Using sentiment analysis in snippets to describe a business or product does seem like a good idea, and this patent discusses why Google thinks doing that would be both useful and important:
A snippet is a segment of a document used to summarize an entity or document associated with search results. Snippets allow the users of a search engine to quickly assess the content of the search results to identify the search results that are of greatest interest to them. Snippet text is usually selected based on keywords, word frequencies, and words or phrases that signify summarization such as “in sum” or “overall”. Snippet text is also selected based on many other factors including the length of the snippet as defined by the size of the display.
Users of search engines often perform searches for entities such as hotels, restaurants, and consumer products. These entities are considered “reviewable” as public opinion or sentiment is often expressed about them in websites such as review websites and personal web pages. For reviewable entities, sentiment forms a special type of summarization. Consequently, the sentiment expressed in one or more reviews provides valuable information for inclusion in snippets generated for reviewable entities.
Sentiment information included in snippets should be representative of the opinion expressed about the reviewable entity over several reviews while including non-redundant sentiment information. Further, sentiment information should be readable and easily understandable. Lastly, each piece of sentiment information should be as concise as possible to allow for the inclusion of the maximum amount of sentiment information for each snippet.
The patent tells us that the focus upon these sentiment phrase snippets is to provide several sentiments about specific entities extracted from documents such as reviews, in as concise language as possible. The example that Mike displays in his post for Google’s headquarters doesn’t seem to do that very successfully, but my pizza example above does tell me a lot about the Pizzeria in very few phrases.
Phrase based snippet generation
Invented by Sasha Blair-Goldensohn, Kerry Hannan, Ryan McDonald, Tyler Neylon, and Jeffrey C. Reynar
Assigned to Google
US Patent 8,010,539
Granted August 30, 2011
Filed January 25, 2008
Disclosed herein is a method, a system, and a computer product for generating a snippet for an entity, wherein each snippet comprises a plurality of sentiments about the entity. One or more textual reviews associated with the entity is selected. A plurality of sentiment phrases is identified based on the one or more textual reviews, wherein each sentiment phrase comprises a sentiment about the entity.

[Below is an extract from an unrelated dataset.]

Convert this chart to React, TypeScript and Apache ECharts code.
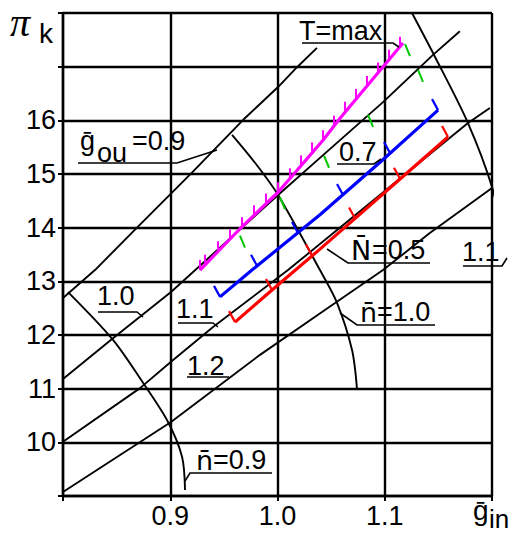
import React, { useEffect, useRef } from "react";
import * as echarts from "echarts";

// Axis ticks that carry a printed label
const xTickLabels = ["0.9", "1.0", "1.1"];
const yTickLabels = ["10", "11", "12", "13", "14", "15", "16"];

// Lines of constant relative outflow ḡ_ou (0.9 ... 1.2)
const gOu09: [number, number][] = [[0.8, 12.69], [0.8298, 13.21], [0.869, 14.0], [0.92, 15.02], [0.968, 16.01], [1.0005, 16.62], [1.0182, 16.99], [1.0368, 17.35]];
const gOu10: [number, number][] = [[0.8, 11.18], [0.8466, 11.94], [0.9007, 12.8], [1.0005, 14.61], [1.0396, 15.3], [1.0984, 16.34], [1.145, 17.22], [1.17, 17.66]];
const gOu11: [number, number][] = [[0.8, 10.01], [0.8718, 11.01], [0.9007, 11.5], [0.9399, 12.15], [1.0098, 13.21], [1.1776, 15.95], [1.198, 16.23]];
const gOu12: [number, number][] = [[0.8, 9.075], [0.9007, 10.38], [0.9837, 11.63], [1.0415, 12.43], [1.0984, 13.21], [1.142, 13.9], [1.2, 14.74]];

// Lines of constant relative speed n̄
const nBar09: [number, number][] = [[0.8047, 12.8], [0.8466, 11.91], [0.8746, 11.11], [0.8979, 10.38], [0.911, 9.73], [0.9138, 9.11]];
const nBar10: [number, number][] = [[0.9576, 15.73], [0.979, 15.21], [1.0005, 14.61], [1.0396, 13.21], [1.0555, 12.6], [1.0695, 11.72], [1.0741, 11.0]];
const nBar11: [number, number][] = [[1.1254, 18], [1.1469, 17.18], [1.1776, 15.95], [1.2, 14.76], [1.2093, 13.9], [1.213, 13.4], [1.2186, 12.84]];

// Operating lines: T = max, N̄ = 0.7, N̄ = 0.5
const tMax: [number, number][] = [[0.9277, 13.21], [0.965, 13.98], [1.0005, 14.66], [1.0424, 15.63], [1.0583, 16.04], [1.117, 17.44]];
const nPow07: [number, number][] = [[0.9464, 12.71], [0.9762, 13.21], [1.0396, 14.24], [1.0956, 15.22], [1.1497, 16.19]];
const nPow05: [number, number][] = [[0.9604, 12.24], [0.9949, 12.84], [1.0396, 13.6], [1.1002, 14.66], [1.159, 15.69]];

// Hatch / step marks along the operating lines
const tMaxMarks: [number, number][] = [[0.9277, 13.21], [0.9324, 13.31], [0.9445, 13.56], [0.9557, 13.78], [0.9669, 14.01], [0.9781, 14.23], [0.9893, 14.45], [1.0004, 14.66], [1.0116, 14.92], [1.0219, 15.16], [1.0322, 15.4], [1.0424, 15.63], [1.0527, 15.9], [1.0629, 16.16], [1.0732, 16.4], [1.0834, 16.64], [1.0937, 16.89], [1.104, 17.13], [1.1142, 17.37]];
const nPow07Marks: [number, number][] = [[0.9464, 12.71], [0.9809, 13.29], [1.0191, 13.9], [1.0611, 14.61], [1.1049, 15.39], [1.1497, 16.19]];
const nPow05Marks: [number, number][] = [[0.9604, 12.24], [0.9949, 12.84], [1.0322, 13.48], [1.0723, 14.17], [1.1142, 14.91], [1.159, 15.69]];
const greenMarks: [number, number][] = [[0.965, 13.85], [1.0023, 14.57], [1.0434, 15.34], [1.0844, 16.1], [1.1189, 17.42], [1.131, 16.94]];

const FONT = "'Liberation Sans', Arial, sans-serif";
const MARK_FONT = "'DejaVu Sans', 'Liberation Sans', sans-serif";
const FS = 27;

function curve(name: string, data: [number, number][], color: string, width: number, smooth: number | boolean = false) {
  return {
    type: "line",
    name,
    data,
    showSymbol: false,
    symbol: "none",
    smooth,
    clip: false,
    silent: true,
    lineStyle: { color, width },
    z: 3,
  };
}

function marks(name: string, data: [number, number][], dx: number, dy: number, color: string, width: number) {
  return {
    type: "custom",
    name,
    data,
    clip: false,
    silent: true,
    z: 5,
    renderItem: (_p: any, api: any) => {
      const c = api.coord([api.value(0), api.value(1)]);
      return {
        type: "line",
        shape: { x1: c[0], y1: c[1], x2: c[0] + dx, y2: c[1] + dy },
        style: { stroke: color, lineWidth: width },
      };
    },
  };
}

function label(text: string, x: number, y: number, size = FS, extra: any = {}) {
  return {
    type: "text",
    x,
    y,
    silent: true,
    z: 20,
    style: { text, fill: "#000", fontSize: size, fontFamily: FONT, align: "left", verticalAlign: "middle", ...extra },
  };
}

function leader(points: number[][]) {
  return {
    type: "polyline",
    silent: true,
    z: 19,
    shape: { points },
    style: { stroke: "#000", lineWidth: 1.6, fill: null },
  };
}

export default function App() {
  const ref = useRef<HTMLDivElement>(null);

  useEffect(() => {
    if (!ref.current) return;
    const chart = echarts.init(ref.current, null, { renderer: "svg" });
    chart.setOption({
      animation: false,
      backgroundColor: "#fff",
      grid: { left: 63, right: 23, top: 13, bottom: 44 },
      xAxis: {
        type: "value",
        min: 0.8,
        max: 1.2,
        interval: 0.1,
        axisLine: { show: true, lineStyle: { color: "#000", width: 2.4 } },
        axisTick: { show: true, length: 5, lineStyle: { color: "#000", width: 2 } },
        splitLine: { show: true, lineStyle: { color: "#000", width: 2.4 } },
        axisLabel: {
          color: "#000",
          fontSize: FS,
          fontFamily: FONT,
          margin: 6,
          formatter: (v: number) => {
            const s = v.toFixed(1);
            return xTickLabels.includes(s) ? s : "";
          },
        },
      },
      yAxis: {
        type: "value",
        min: 9,
        max: 18,
        interval: 1,
        axisLine: { show: true, lineStyle: { color: "#000", width: 2.4 } },
        axisTick: { show: true, length: 5, lineStyle: { color: "#000", width: 2 } },
        splitLine: { show: true, lineStyle: { color: "#000", width: 2.4 } },
        axisLabel: {
          color: "#000",
          fontSize: FS,
          fontFamily: FONT,
          margin: 7,
          formatter: (v: number) => {
            const s = String(Math.round(v));
            return yTickLabels.includes(s) ? s : "";
          },
        },
      },
      series: [
        curve("ḡou=0.9", gOu09, "#000", 1.9),
        curve("ḡou=1.0", gOu10, "#000", 1.9),
        curve("ḡou=1.1", gOu11, "#000", 1.9),
        curve("ḡou=1.2", gOu12, "#000", 1.9),
        curve("n̄=0.9", nBar09, "#000", 1.9, 0.3),
        curve("n̄=1.0", nBar10, "#000", 1.9, 0.3),
        curve("n̄=1.1", nBar11, "#000", 1.9, 0.3),
        marks("green", greenMarks, 5, 12, "#00c800", 2),
        curve("T=max", tMax, "#ff00ff", 3.2),
        marks("T=max hatch", tMaxMarks, 0, -10, "#ff00ff", 2),
        curve("N̄=0.7", nPow07, "#0000ff", 3.2),
        marks("N̄=0.7 marks", nPow07Marks, -6, -11, "#0000ff", 2.2),
        curve("N̄=0.5", nPow05, "#ff0000", 3.2),
        marks("N̄=0.5 marks", nPow05Marks, -6, -11, "#ff0000", 2.2),
      ],
      graphic: [
        // axis titles
        label("π", 10, 22, 40, { fontFamily: "'Liberation Serif', serif", fontStyle: "italic" }),
        label("k", 39, 33.5, 28),
        label("ḡ", 473, 510, 28),
        label("in", 489, 519, 26),
        // ḡ_ou = 0.9
        label("ḡ", 80, 140.5),
        label("ou", 97, 152.5),
        label("=0.9", 132, 140.5),
        leader([[78, 163], [177, 163], [217, 150]]),
        // T = max
        label("T=max", 299, 31),
        leader([[302, 43], [393, 43], [399, 47]]),
        // N̄ = 0.7
        label("0.7", 339, 152),
        leader([[337, 164], [374, 164], [381, 159]]),
        // N̄ = 0.5
        label("N\u0304", 351, 250, FS, { fontFamily: MARK_FONT }),
        label("=0.5", 372, 250),
        leader([[327, 249], [348, 263], [430, 263]]),
        // n̄ = 1.1
        label("1.1", 462, 252),
        leader([[463, 266], [502, 266], [507, 258]]),
        // ḡ_ou = 1.0 / 1.1 / 1.2
        label("1.0", 97, 296),
        leader([[98, 312], [137, 312], [143, 317]]),
        label("1.1", 176, 309),
        leader([[178, 323], [213, 323], [218, 327]]),
        label("1.2", 187, 366),
        leader([[187, 377], [229, 377]]),
        // n̄ = 0.9 and 1.0
        label("n\u0304", 196, 460, FS, { fontFamily: MARK_FONT }),
        label("=0.9", 213, 460),
        leader([[185, 481], [190, 473], [272, 473]]),
        label("n\u0304", 360, 312, FS, { fontFamily: MARK_FONT }),
        label("=1.0", 377, 312),
        leader([[340, 313], [357, 325], [435, 325]]),
      ],
    });
    return () => chart.dispose();
  }, []);

  return <div ref={ref} style={{ position: "absolute", left: 0, top: 0, width: 515, height: 540, background: "#fff" }} />;
}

One or more sentiment phrases from the plurality of sentiment phrases are selected to generate a snippet.
If you’re interested in how these sentiment phrase snippets might be selected, it’s worth working through the patent, but I do want to also point to a paper that two of the co-inventors of this patent were co-authors of involving snippet selection for reviews for businesses. The paper is Sentiment Summarization: Evaluating and Learning User Preferences (pdf) by Kevin Lerman, Sasha Blair-Goldensohn, and Ryan McDonald.
A previous post I wrote about reviews and sentiment analysis links to some other Google papers and patent filings about sentiment reviews as well: Google’s New Review Search Option and Sentiment Analysis. It’s interesting seeing how Google is experimenting with expressing sentiment in snippets from reviews for products and businesses, and how their display of that information is evolving or transforming over time.

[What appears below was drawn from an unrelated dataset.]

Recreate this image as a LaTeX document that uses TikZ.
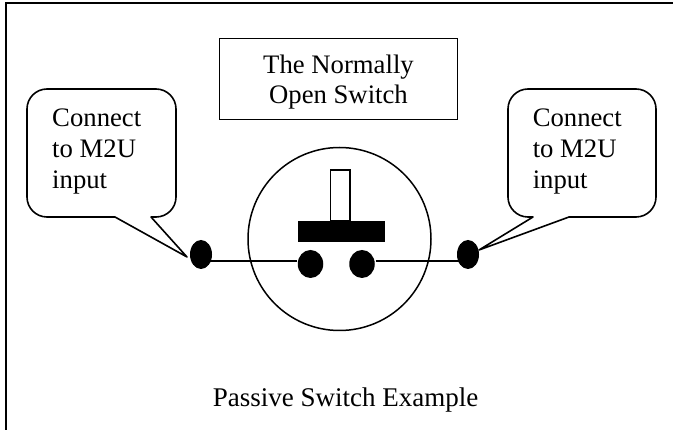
\documentclass[tikz,border=0pt]{standalone}
\usepackage{fontspec}
\setmainfont{Liberation Serif}
\usetikzlibrary{positioning,shapes.geometric}
\begin{document}
\begin{tikzpicture}[x=1pt, y=-1pt, line width=1.5pt,
titlenode/.style={rectangle, draw=black, line width=1.6pt, minimum width=238pt, minimum height=81pt},
titletext/.style={align=center, inner sep=0pt, font=\fontsize{26.7}{30.5}\selectfont},
textnode/.style={align=left, anchor=west, inner sep=0pt, font=\fontsize{26.7}{31}\selectfont},
contactnode/.style={ellipse, fill=black, inner sep=0pt, minimum width=25.5pt, minimum height=28pt},
dotnode/.style={ellipse, fill=black, inner sep=0pt, minimum width=22pt, minimum height=29pt},
callout/.style={draw=black, line width=1.6pt, line join=round},
]
\useasboundingbox (0,0) rectangle (673,430);
%Frame
\node[draw=black, line width=2pt, inner sep=0pt, minimum width=672pt, minimum height=432pt, anchor=north west] (frame) at (5,2.5) {};

%Nodes
\node[titlenode]      (title)      at (338.5,79)  {};
\node[titletext, yshift=-3pt] (titlelabel) at (title.center) {The Normally\\Open Switch};
\node[circle, draw=black, inner sep=0pt, minimum size=183pt] (body) at (339.5,239) {};
\node[dotnode]        (dotL)       at (201,254.5) {};
\node[dotnode]        (dotR)       at (468,254.5) {};
\node[contactnode]    (contactL)   at (310.5,264) {};
\node[contactnode]    (contactR)   at (362,264) {};
\node[fill=black, inner sep=0pt, minimum width=87pt, minimum height=21pt] (bar) at (341,231.2) {};
\node[draw=black, inner sep=0pt, minimum width=19.5pt, minimum height=50.7pt] (stem) at (340.3,195.4) {};
\node[textnode]       (textL)      at (51.5,151.5) {Connect\\to M2U\\input};
\node[textnode]       (textR)      at (532,151.5) {Connect\\to M2U\\input};
\node (caption) at (345.5,400) {\fontsize{27}{30}\selectfont Passive Switch Example};
\coordinate (tipL) at (187,257);
\coordinate (tipR) at (479,250);
\coordinate (railL) at (201,261);
\coordinate (railR) at (468,261);

%Lines
\draw[callout] (tipL) -- (115,217) [rounded corners=20pt] -- (27,217) -- (27,89) -- (176,89) -- (176,217) [sharp corners] -- (151,217) -- cycle;
\draw[callout] (tipR) -- (533,217) [rounded corners=20pt] -- (508,217) -- (508,89) -- (656,89) -- (656,217) [sharp corners] -- (569,217) -- cycle;
\draw[line width=1.8pt] (railL) -- (contactL.west |- railL);
\draw[line width=1.8pt] (contactR.east |- railR) -- (railR);
\end{tikzpicture}
\end{document}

One of the areas that the patent spends some time with is in distinguishing between structured and unstructured reviews.
A structured review is one that follows a specific format, including a defined rating and/or textual review of a specific business or product:
A structured review will typically have a format such as:, “F-; The pizza was horrible. Never going there again.” In this instance, F- corresponds to the rating, and “The pizza was horrible. Never going there again” corresponds to the Textual Review. Structured reviews are collected through the Network from known reviews web sites such as TripAdvisor, Citysearch, or Yelp. Structured reviews can also be collected from other types of textual documents such as the text of books, newspapers and magazines.
On the other hand, unstructured reviews are text-based pages that include a reference to the product or business being “reviewed”, and also have a high likelihood of including an opinion about those entities. Those aren’t structured like the reviews that might be found at Yelp or Citysearch and might be from webpages, blogs, newsgroup postings, and other sources.
The process behind this patent attempts to find reviews, either structured or unstructured that can be associated with specific people, places, and things about which an opinion is being expressed to extract sentiment phrases about those. In other words, words or text about things like restaurants, hotels, consumer products, books, films and so on, that express some kind of attitude about them such as an opinion.
The patent tells us that these sentiment phrases are “short, easily-readable phrases which provide a synopsis of a Textual Review,” and provide examples such as: “great setting”, “clean rooms”, “fantastic debut”, “an interesting book”.
These phrases are identified through many natural language processing (NLP) techniques, and it’s worth drilling down into the descriptions of those in the patent if you want to get an idea of how they might be selected from different reviews. I will probably be spending some time over the weeks to come exploring different place pages and the rest of this patent to get a sense of how Google is collecting snippet phrases to display with some real-life examples.
If you decide to do the same, please let me know if you come up with something interesting, like the odd examples that Mike found with the place listing for Google’s headquarters.